LAHORE, April 5: A three-day 8th annual conference being organized by the Department of Humanities and Social Sciences, Lahore University of Management Sciences, under the title ‘Asian Ecologies, Capitalism, Modernity and the Environment’ began at LUMS here on Friday.

The conference is being held in collaboration with the International Growth Center, World Wide Fund for Nature and the South Asian Institute at the University of Texas, Austin.

Speakers threw light on different aspects of Asian ecologies, capitalism, modernity and the environment.

The paper read by Mohammed Qadeer, professor of Emeritus, Queen’s University, traced environmental impacts on urban densities in Pakistan and the emerging urbanization of the countryside.

Combining these impacts with deficits of cities’ living conditions and environmental qualities, the paper argued that extensive urbanization called for urban institutions, which were lacking in Pakistani cities.

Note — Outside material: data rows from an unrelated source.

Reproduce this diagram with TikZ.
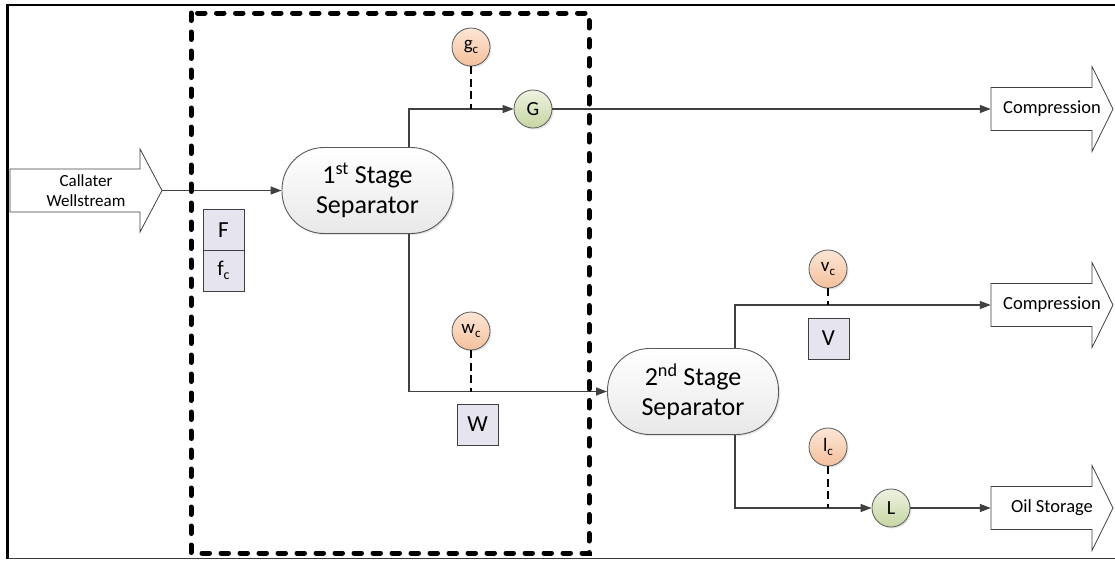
\documentclass[tikz,border=0pt]{standalone}
\usepackage{fontspec}
\setmainfont{Carlito}
\usetikzlibrary{arrows.meta,shadows}

\definecolor{flowgrey}{HTML}{404040}
\definecolor{edgegrey}{HTML}{595959}
\definecolor{sepshade}{HTML}{E8E8E8}
\definecolor{peachlight}{HTML}{FCE6D6}
\definecolor{peachdark}{HTML}{F4C09C}
\definecolor{greenlight}{HTML}{EDF2E0}
\definecolor{greendark}{HTML}{C6D6A2}
\definecolor{tagfill}{HTML}{E6E4EF}
\definecolor{framegrey}{HTML}{3A3A3A}

% letter with a small lowered "c"-style index
\newcommand\withidx[3]{#1\raisebox{-0.22em}{\fontsize{#3}{#3}\selectfont #2}}

\tikzset{
  softshadow/.style={drop shadow={opacity=0.22, shadow xshift=1.5pt, shadow yshift=-1.5pt}},
  sepbox/.style={draw=edgegrey, line width=0.9pt, rounded corners=42pt,
    minimum width=171pt, minimum height=86pt, inner sep=0pt,
    top color=white, bottom color=sepshade, align=center,
    font=\fontsize{26}{30}\selectfont, softshadow},
  tagcirc/.style={circle, draw=edgegrey, line width=0.8pt, minimum size=38pt, inner sep=0pt,
    top color=peachlight, bottom color=peachdark, font=\fontsize{19}{19}\selectfont, softshadow},
  streamcirc/.style={circle, draw=edgegrey, line width=0.8pt, minimum size=38pt, inner sep=0pt,
    top color=greenlight, bottom color=greendark, font=\fontsize{20}{20}\selectfont, softshadow},
  varbox/.style={draw=flowgrey, line width=0.9pt, fill=tagfill, minimum width=41pt,
    minimum height=41pt, inner sep=0pt, font=\fontsize{23}{23}\selectfont},
  arrowtext/.style={inner sep=0pt, minimum height=43pt, align=center},
  arrowoutline/.style={draw=flowgrey, line width=0.8pt, fill=white, line join=miter},
  flow/.style={draw=flowgrey, line width=1.3pt, -{Triangle[length=11pt,width=8pt]}},
  probe/.style={draw=black, line width=1.2pt, dash pattern=on 8pt off 4.5pt},
  envelope/.style={draw=black, line width=5pt, line cap=round, dash pattern=on 7.5pt off 11.5pt},
}

\begin{document}
\begin{tikzpicture}[x=1pt, y=-1pt]
\useasboundingbox (0,0) rectangle (1115,560);

% page frame
\draw[black, line width=2.6pt] (7.5,559) -- (7.5,5) -- (1115,5);
\draw[framegrey, line width=1.4pt] (7.5,558.5) -- (1115,558.5);

% block arrows for the feed and the three product streams
\draw[arrowoutline] (10,169) -- (140,169) -- (140,149) -- (162,190.5) -- (140,232) -- (140,212) -- (10,212) -- cycle;
\node[arrowtext, minimum width=152pt, font=\fontsize{17}{20.5}\selectfont] (inflow) at (86,190.5) {Callater\\Wellstream};

\draw[arrowoutline] (991,87.5) -- (1092,87.5) -- (1092,66.5) -- (1113,109) -- (1092,151.5) -- (1092,130.5) -- (991,130.5) -- cycle;
\node[arrowtext, minimum width=122pt, font=\fontsize{18.5}{18.5}\selectfont] (comp1) at (1052,109) {Compression};

\draw[arrowoutline] (991,283.5) -- (1092,283.5) -- (1092,262.5) -- (1113,305) -- (1092,347.5) -- (1092,326.5) -- (991,326.5) -- cycle;
\node[arrowtext, minimum width=122pt, font=\fontsize{18.5}{18.5}\selectfont] (comp2) at (1052,305) {Compression};

\draw[arrowoutline] (991,486.5) -- (1092,486.5) -- (1092,465.5) -- (1113,508) -- (1092,550.5) -- (1092,529.5) -- (991,529.5) -- cycle;
\node[arrowtext, minimum width=122pt, font=\fontsize{18.5}{18.5}\selectfont] (oil) at (1052,508) {Oil Storage};

% separators
\node[sepbox] (sep1) at (367.5,190.5) {1\textsuperscript{st} Stage\\Separator};
\node[sepbox] (sep2) at (693,391.5) {2\textsuperscript{nd} Stage\\Separator};

% stream nodes and composition tags
\node[streamcirc] (G) at (533,109) {G};
\node[streamcirc] (L) at (891,508) {L};
\node[tagcirc] (gc) at (471,47) {\withidx{g}{c}{13}};
\node[tagcirc] (wc) at (471,331) {\withidx{w}{c}{13}};
\node[tagcirc] (vc) at (828,269) {\withidx{v}{c}{13}};
\node[tagcirc] (lc) at (828,447) {\withidx{l}{c}{13}};

% flow-rate boxes
\node[varbox] (F) at (223.5,230) {F};
\node[varbox, font=\fontsize{21}{21}\selectfont] (fc) at (223.5,270.5) {\withidx{f}{c}{14}};
\node[varbox] (W) at (477.5,424.5) {W};
\node[varbox] (V) at (828.5,338.5) {V};

% process streams
\draw[flow] (inflow.east) -- (sep1.west);
\draw[flow] ([xshift=41.5pt]sep1.north) |- (G.west);
\draw[flow] (G.east) -- (G.east -| comp1.west);
\draw[flow] ([xshift=41.5pt]sep1.south) |- (sep2.west);
\draw[flow] ([xshift=42pt]sep2.north) |- (comp2.west);
\draw[flow] ([xshift=42pt]sep2.south) |- (L.west);
\draw[flow] (L.east) -- (oil.west);

% composition probes
\draw[probe] (gc.south) -- (gc.south |- G.west);
\draw[probe] (wc.south) -- (wc.south |- sep2.west);
\draw[probe] (vc.south) -- (vc.south |- comp2.west);
\draw[probe] (lc.south) -- (lc.south |- L.west);

% control envelope round the first stage
\draw[envelope] (191,13) rectangle (589,553);
\end{tikzpicture}
\end{document}
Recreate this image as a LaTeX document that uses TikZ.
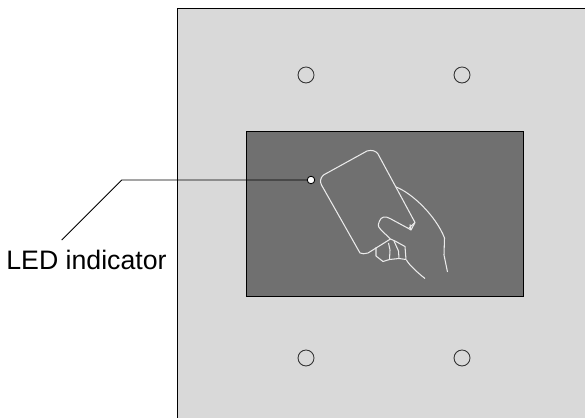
\documentclass[tikz,border=0pt]{standalone}
\usepackage{fontspec}
\setmainfont{Liberation Sans}
\tikzset{
  hole/.style={circle,draw=black!80,line width=.5pt,inner sep=0pt,minimum size=.32cm},
  led/.style={circle,draw=black,fill=white,line width=.5pt,inner sep=0pt,minimum size=.15cm},
  handline/.style={draw=white!92!black,line width=.6pt,line join=round}
}
\definecolor{plategray}{HTML}{D9D9D9}
\definecolor{panelgray}{HTML}{707070}
\begin{document}
\begin{tikzpicture}[x=.02cm,y=-.02cm]
    \useasboundingbox (0,0) rectangle (585,418);
    % PLATE
    \fill[plategray] (177.5,8) rectangle (585,418);
    \draw[line width=.5pt] (177.5,418) -- (177.5,8) -- (585,8);
    % screw holes
    \node[hole] (holeA) at (306,75) {};
    \node[hole] (holeB) at (462,75) {};
    \node[hole] (holeC) at (306,358) {};
    \node[hole] (holeD) at (462,358) {};
    % PANEL
    \draw[fill=panelgray,line width=.5pt] (246,131) rectangle (523,296);
    % card
    \draw[handline] (323.5,175) -- (367,151)
      .. controls (372,149.5) and (376,151) .. (378,154)
      -- (415,222.5) -- (411,230) -- (408.5,228.5) -- (390,218.5)
      .. controls (385,215.5) and (381,217) .. (379.5,221)
      .. controls (377,226) and (379,228) .. (381,230)
      -- (390.5,239) -- (368,253) .. controls (365,254) and (362,254) .. (360,253)
      -- (321.5,185) .. controls (320,182) and (320,178) .. (323.5,175);
    % fingers
    \draw[handline] (376,247.5) -- (376,256) -- (383,261.5) -- (389.5,259.5)
      -- (399,258.5) -- (406,259.5) -- (405,246.5) -- (395,241) -- (390.5,239);
    \draw[handline] (388.5,243) -- (390,250) -- (389.5,259.5);
    \draw[handline] (394,241) -- (398.5,251) -- (399,258.5);
    \draw[handline] (408.5,228.5) -- (415,222.5) (410,224.5) -- (411,230);
    % back of the hand
    \draw[handline] (396,187) .. controls (412,193) and (436,216) .. (444.5,238)
      -- (444,255) -- (447.5,272);
    \draw[handline] (406.5,260) .. controls (409,265) and (418,273) .. (425,278.5);
    % LABEL
    \node[led] (ledlamp) at (311,180) {};
    \node[anchor=base west,inner sep=0pt,font=\fontsize{15.2}{18}\selectfont] (ledlabel) at (6,270) {LED indicator};
    \coordinate (ledbend) at (121.7,180);
    \coordinate (ledfoot) at (61.7,240);
    \draw[line width=.5pt] (ledfoot) -- (ledbend) -- (ledlamp);
\end{tikzpicture}
\end{document}
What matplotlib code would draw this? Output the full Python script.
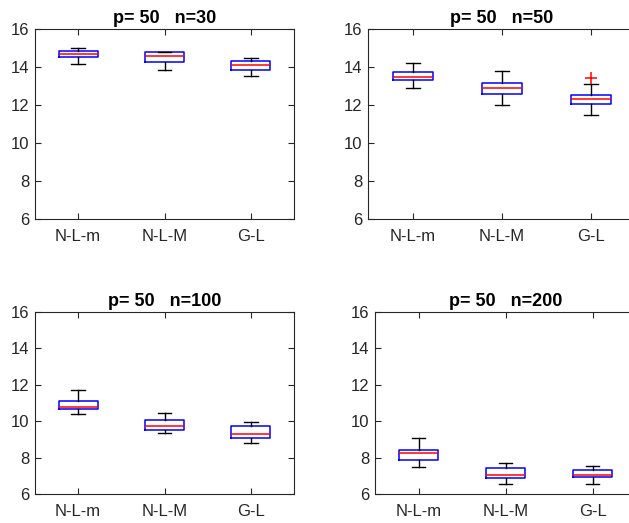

Tariq Abdullah, a professor of Environmental Sciences, discussed “Why does Pakistan require a more critical approach to the Clean Development Mechanism”.

Joe Hill, a senior researcher from University of Bonn, explored the topic “Hybrid Rice as a Silver Bullet, Rice cultivation in India and Geographical Rescaling of Seed Production and Control”.

Nikita Sud, a lecturer from University of Oxford, spoke on the topic of “The Indian State in a Liberalizing Landscape: Gujarat and West Bengal Compared”.

She said that Indian provinces had deregulated land differently, depending on historical, political, institutional and economic context.

Atiyab Sultan, a PhD student in Economic History at the University of Cambridge, read a paper on “Collateral Damage, Institution building in Colonial Punjab”. Focusing on British rule in Colonial Punjab, the paper re-examined the institution building, specifically in terms of safeguarding property rights and access to credit.

Khurram Hussain, a freelance business and economic journalist, said the dwindling gas supplies in Pakistan had unleashed a bitter wrangling over diminishing resources.

Ijlal Naqvi, an assistant professor of sociology from Singapore Management University, explored Pakistans experience with the policy-making and implementation of the electrical power sector from 1955 to the present day.